Date Joined Dec 2008
Total Posts : 108
   Posted 6/1/2010 8:07 PM (GMT -7)   
Hello,

I totally understand what you're talking about. I was in a similar situation. My first counselor didn't really pressure me to do much...she suggested exercise and writing and just worked on techniques with me so that I could stand up for myself.

My second counselor I went to was really laid back. he was basically just there to listen, which was nice.

Now my third and last counselor..well...I thought she was nice but my last few sessions were hell. I suffered from bulimia and she told me she thought I was lying about it and told me I needed to lose weight. At that point, I was pretty much done. Keep in mind while with this third counselor I tried 2 different anti-anxiety medicatins that did nothing for me.

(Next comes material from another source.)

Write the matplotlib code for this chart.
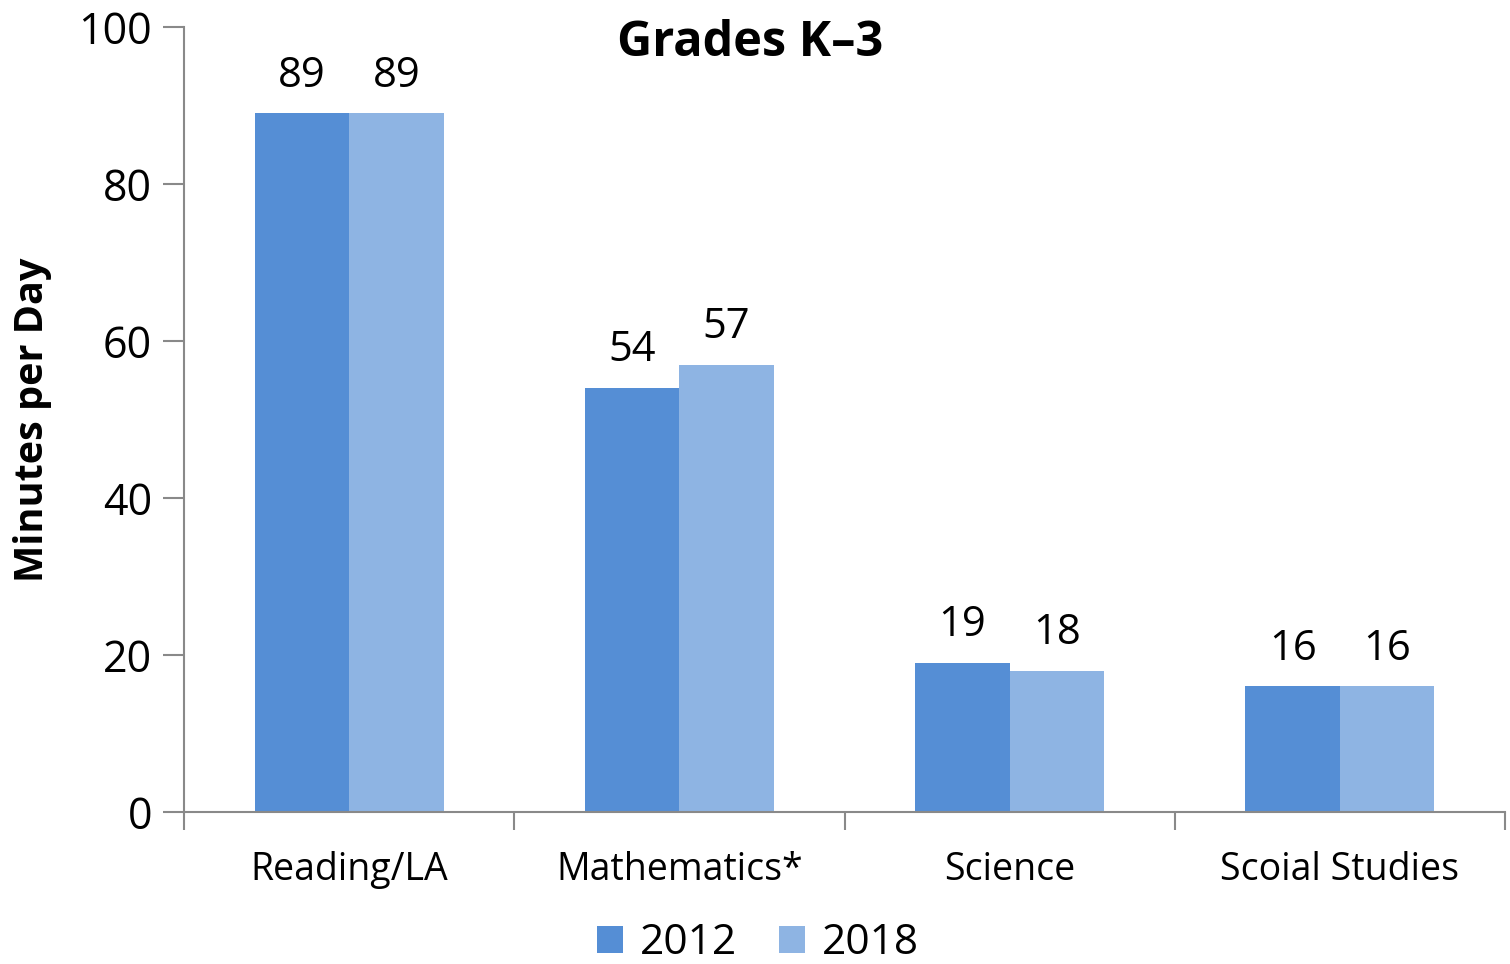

All that I wrote above is relevant! let me explain....
I can understand how a counselor will say "hey, start exercising, change your diet, be healthier and youll feel happier." I've heard it before. What you need to remember is when it comes to something like depression, you can't give up. It's not something that will just go away. I thnk once a person has symptoms of depression, they'll always be depressed. But what you can do is fight it and make it better.
Please do not give up yet. Just go at your own pace. Next time you go to sessions just explain to the therapist that you felt overwhelmed with all the info, and you feel you need to work slower at this. Sometimes i had to just step back and breathe before moving forward.

Also, it took me a long time to try medications. I was very discouraged after the first one I tried left me feel lousy. But I gave it another shot and tried a second. It didnt do anything for me. So I just continued with therapy. Meds aren't for everyone-so don't feel you NEED to be on some.

Best of luck to you-remember..don't give up. You can fight this.